Courtesy of Getty Images

Courtesy of Getty Images

Eli Lilly acquired rights to a technology from Entos Pharmaceuticals that boosts the development of nucleic acid therapeutics for the central and peripheral nervous system.

Cristina Arias/Cover/Getty Images

Eli Lilly acquired rights to a technology from Canada-based Entos Pharmaceuticals that it believes will boost the development of nucleic acid therapeutics that target the central and peripheral nervous systems.

This morning, Indianapolis-based Eli Lilly acquired the rights to Entos’ Fusogenix nucleic acid delivery technology for therapies that can potentially target the CNS and PNS. Lilly will harness that technology to research, develop, and eventually commercialize nucleic acid products for disease indications within those nervous nervous systems. Lilly said the Entos technology provides an opportunity to develop therapeutics that overcome a key delivery challenge for many nucleic acid therapeutic modalities.

Nucleic acid therapeutics hold significant promise in delivering effective treatment for CNS diseases, but delivery issues hamper them into target cells that can increase the chances of toxicity. Entos believes that its technology can overcome that.

Fusogenix PLVs are formulated with FAST proteins to enable the delivery of mRNA or DNA into target cells through direct fusion. According to the company website, Fusogenix PLVs use a novel mechanism of action to deliver nucleic acids, “intact and unmodified, directly into target cells.” The Fusogenix PLV technology applies to a wide range of genetic medicines.

As the partnership gets underway, Entos will be responsible for generating, developing, and optimizing PLVs with its proprietary Fusogenix platform technology. From there, Eli Lilly will be responsible for selecting PLVs for clinical development and potential commercialization.

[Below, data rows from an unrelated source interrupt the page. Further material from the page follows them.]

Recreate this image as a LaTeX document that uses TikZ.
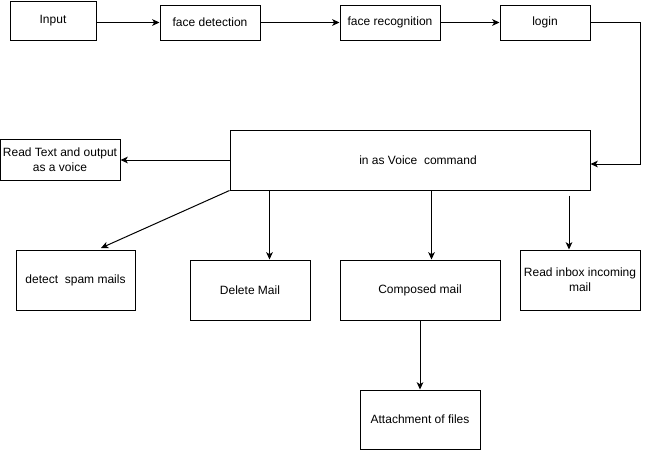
\documentclass[tikz,border=0pt]{standalone}
\usepackage{fontspec}
\setmainfont{Liberation Sans}
\usetikzlibrary{arrows.meta,calc}
\begin{document}
\begin{tikzpicture}[x=0.75pt,y=-0.75pt,
  font=\fontsize{9}{11}\selectfont,
  box/.style={draw=black,line width=0.75pt,fill=white,align=center,inner sep=1pt},
  arr/.style={draw=black,line width=0.75pt,-{Stealth[length=5.5pt,width=5pt,inset=1.5pt]}}]
\useasboundingbox (0,0) rectangle (648,451);
\node[box,minimum width=86*0.75pt,minimum height=39*0.75pt] (inp) at (53,20.5) {Input};
\node[box,minimum width=100*0.75pt,minimum height=35*0.75pt] (fd) at (210,22.5) {face detection};
\node[box,minimum width=100*0.75pt,minimum height=35*0.75pt] (fr) at (390,22.5) {face recognition};
\node[box,minimum width=90*0.75pt,minimum height=35*0.75pt] (login) at (545,22.5) {login};
\node[box,minimum width=360*0.75pt,minimum height=60*0.75pt] (main) at (410,160) {\hspace*{12pt}in as Voice\ \ command};
\node[box,minimum width=120*0.75pt,minimum height=41*0.75pt] (rt) at (60,159.5) {Read Text and output\\as a voice};
\node[box,minimum width=119*0.75pt,minimum height=60*0.75pt] (spam) at (75.5,280) {detect\ \ spam mails};
\node[box,minimum width=120*0.75pt,minimum height=60*0.75pt] (del) at (250,290) {Delete Mail};
\node[box,minimum width=160*0.75pt,minimum height=60*0.75pt] (comp) at (420,290) {Composed mail};
\node[box,minimum width=120*0.75pt,minimum height=60*0.75pt] (inbox) at (580,280) {Read inbox incoming\\mail};
\node[box,minimum width=120*0.75pt,minimum height=59*0.75pt] (att) at (420,419.5) {Attachment of files};
\coordinate (corner) at (640,22.5);
\coordinate (spamtip) at (101,248);
\draw[arr] (inp.east |- fd.west) -- (fd.west);
\draw[arr] (fd.east) -- (fr.west);
\draw[arr] (fr.east) -- (login.west);
\draw[arr] (login.east) -- (corner) |- ([yshift=-3pt]main.east);
\draw[arr] (main.west) -- (rt.east |- main.west);
\draw[arr] (main.south west) -- (spamtip);
\draw[arr] ([xshift=30pt]main.south west) -- ([xshift=30pt]main.south west |- del.north);
\draw[arr] ([xshift=151.5pt]main.south west) -- ([xshift=151.5pt]main.south west |- comp.north);
\draw[arr] ([xshift=-8.25pt,yshift=-3.75pt]inbox.north |- main.south) -- ([xshift=-8.25pt]inbox.north);
\draw[arr] (comp.south) -- (att.north);
\end{tikzpicture}
\end{document}
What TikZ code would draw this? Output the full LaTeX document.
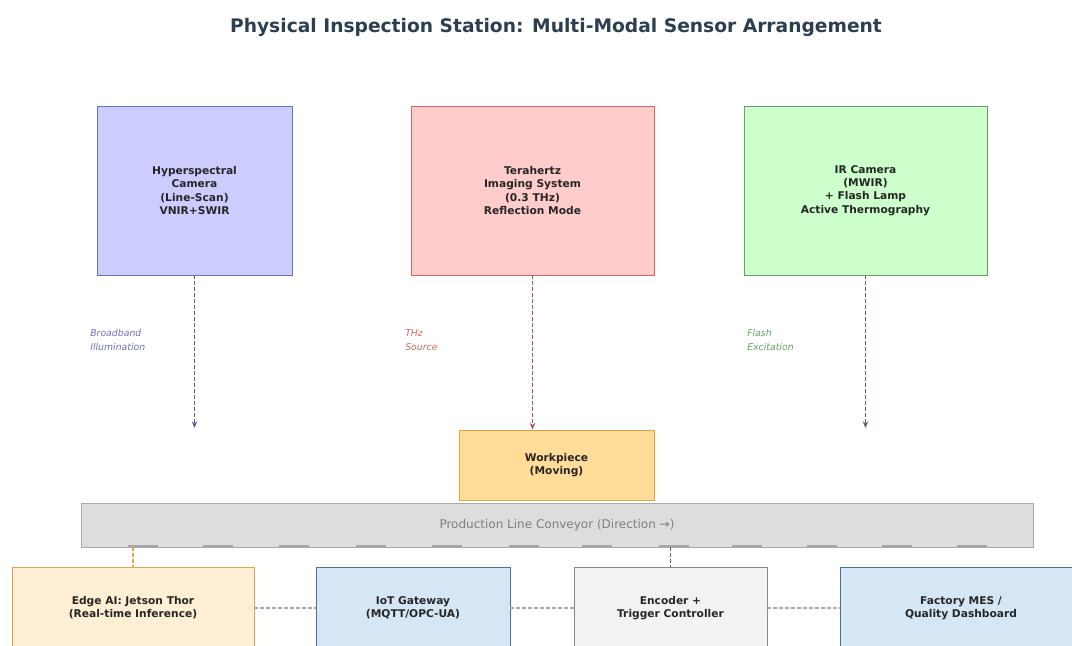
\documentclass[tikz,border=0pt]{standalone}
\usepackage{fontspec}
\setmainfont{DejaVu Sans}
\usetikzlibrary{arrows.meta}
\definecolor{titlecol}{HTML}{2C3E50}
\definecolor{hscfill}{HTML}{CCCCFF}
\definecolor{hscline}{HTML}{7070C0}
\definecolor{thzfill}{HTML}{FFCCCC}
\definecolor{thzline}{HTML}{CC6666}
\definecolor{ircfill}{HTML}{CCFFCC}
\definecolor{ircline}{HTML}{66A066}
\definecolor{wpfill}{HTML}{FFDD99}
\definecolor{wpline}{HTML}{E6A040}
\definecolor{convfill}{HTML}{DDDDDD}
\definecolor{convline}{HTML}{AAAAAA}
\definecolor{edgefill}{HTML}{FFF0D5}
\definecolor{edgeline}{HTML}{E6A050}
\definecolor{netfill}{HTML}{D5E6F5}
\definecolor{netline}{HTML}{4A6FA0}
\definecolor{encfill}{HTML}{F2F2F2}
\definecolor{encline}{HTML}{888888}
\begin{document}
\begin{tikzpicture}[x=0.75pt,y=-0.75pt,
  box/.style={draw, line width=0.6pt, align=center, inner sep=0pt, text=black!85,
    font=\bfseries\fontsize{8}{9.9}\selectfont},
  beam/.style={line width=0.9pt, dash pattern=on 3pt off 1.5pt, -{Stealth[length=5pt,width=4pt]}},
  note/.style={anchor=west, align=left, inner sep=0pt, font=\itshape\fontsize{7}{10.5}\selectfont},
  link/.style={line width=0.8pt, dash pattern=on 3pt off 1.5pt, draw=convline},
  roller/.style={line width=1.5pt, draw=black!35}]
\useasboundingbox (0,0) rectangle (1072,646);
\clip (0,0) rectangle (1072,646);

\node[font=\bfseries\fontsize{14}{16}\selectfont, text=titlecol] (title) at (556,27) {Physical Inspection Station: Multi-Modal Sensor Arrangement};

\node[box, fill=hscfill, draw=hscline, minimum width=146.25pt, minimum height=126.75pt] (hsc) at (194.5,190.5) {Hyperspectral\\Camera\\(Line-Scan)\\VNIR+SWIR};
\node[box, fill=thzfill, draw=thzline, minimum width=182.25pt, minimum height=126.75pt] (thz) at (532.5,190.5) {Terahertz\\Imaging System\\(0.3 THz)\\Reflection Mode};
\node[box, fill=ircfill, draw=ircline, minimum width=182.25pt, minimum height=126.75pt] (irc) at (865.5,190.5) {IR Camera\\(MWIR)\\+ Flash Lamp\\Active Thermography};

\node[box, fill=wpfill, draw=wpline, minimum width=146.25pt, minimum height=52.5pt] (wp) at (556.5,465) {Workpiece\\(Moving)};
\node[draw=convline, fill=convfill, line width=0.6pt, minimum width=714pt, minimum height=33pt, text=black!50, font=\fontsize{9}{11}\selectfont] (conv) at (557,525) {Production Line Conveyor (Direction →)};

\coordinate (hscend) at (194.5,428);
\coordinate (ircend) at (865.5,428);
\draw[beam, draw=hscline!80!black] (hsc.south) -- (hscend);
\draw[beam, draw=thzline!80!black] (thz.south) -- (thz.south |- wp.north);
\draw[beam, draw=ircline!70!black] (irc.south) -- (ircend);

\node[note, text=hscline] (hscnote) at (90,340) {Broadband\\Illumination};
\node[note, text=thzline] (thznote) at (405,340) {THz\\Source};
\node[note, text=ircline] (ircnote) at (747,340) {Flash\\Excitation};

\draw[roller] (128,546) -- (158,546);
\draw[roller] (203,546) -- (233,546);
\draw[roller] (279,546) -- (309,546);
\draw[roller] (356,546) -- (386,546);
\draw[roller] (432,546) -- (462,546);
\draw[roller] (509,546) -- (539,546);
\draw[roller] (582,546) -- (612,546);
\draw[roller] (659,546) -- (689,546);
\draw[roller] (732,546) -- (762,546);
\draw[roller] (807,546) -- (837,546);
\draw[roller] (882,546) -- (912,546);
\draw[roller] (957,546) -- (987,546);

\node[box, fill=edgefill, draw=edgeline, minimum width=181.5pt, minimum height=61.5pt] (edge) at (133,608) {Edge AI: Jetson Thor\\(Real-time Inference)};
\node[box, fill=netfill, draw=netline, minimum width=145.5pt, minimum height=61.5pt] (iot) at (413,608) {IoT Gateway\\(MQTT/OPC-UA)};
\node[box, fill=encfill, draw=encline, minimum width=144.75pt, minimum height=61.5pt] (enc) at (670.5,608) {Encoder +\\Trigger Controller};
\node[box, fill=netfill, draw=netline, minimum width=181.5pt, minimum height=61.5pt] (mes) at (961,608) {Factory MES /\\Quality Dashboard};

\draw[link, draw=edgeline] (conv.south -| edge.north) -- (edge.north);
\draw[link, draw=black!60] (conv.south -| enc.north) -- (enc.north);
\draw[link] (edge) -- (iot);
\draw[link] (iot) -- (enc);
\draw[link] (enc) -- (mes);
\end{tikzpicture}
\end{document}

Andrew Adams, Ph.D., vice president of Lilly Genetic Medicine, said nucleic acid-based therapies hold significant promise in “addressing the biologic cause of many serious diseases that have significant unmet medical need.” For those drugs to realize their full potential, Adams said the company must overcome current hurdles for the safe and effective delivery of those modalities.

“We look forward to working with Entos as part of our efforts to overcome this challenge and develop potential new therapies that may improve patient outcomes,” Adams said in a statement.

John Lewis, Ph.D., founder and chief executive officer of Entos, expressed excitement in the partnership with Eli Lilly. Lewis said the pharma giant had demonstrated an ability to blend cutting-edge scientific advances with its drug development strategies.

“We are excited for the opportunity to play a part in Lilly’s ongoing quest to develop high-quality medicines and believe our collaboration with Lilly is an important validation of the potential value of our expertise and technology platform,” Lewis said in a statement.

The research and collaboration agreement between the two companies covers multiple programs focused on developing proteo-lipid vehicles (PLV) to CNS and PNS targets. The companies did not disclose what those targets would be in their announcement.

Eli Lilly has several drug candidates in its developmental pipeline aimed at various neurodegenerative diseases, including Parkinson’s, Alzheimer’s, Gaucher disease Type 2, symptomatic Lewy Body Dementia, and others. Last year, Eli Lilly gained the rights to brain-penetrating RIPK1 inhibitors from Rigel Pharmaceuticals for potential use in neurodegenerative diseases.

Under terms of the deal, Eli Lilly paid Entos $50 million upfront, including an equity investment in the company. Neither announced the size of the equity investment. For each of the programs covered by the collaboration, Entos will be eligible to receive up to $400 million in potential developmental and commercial milestone payments. If a product is commercialized from the agreement, Entos will also be eligible for royalties.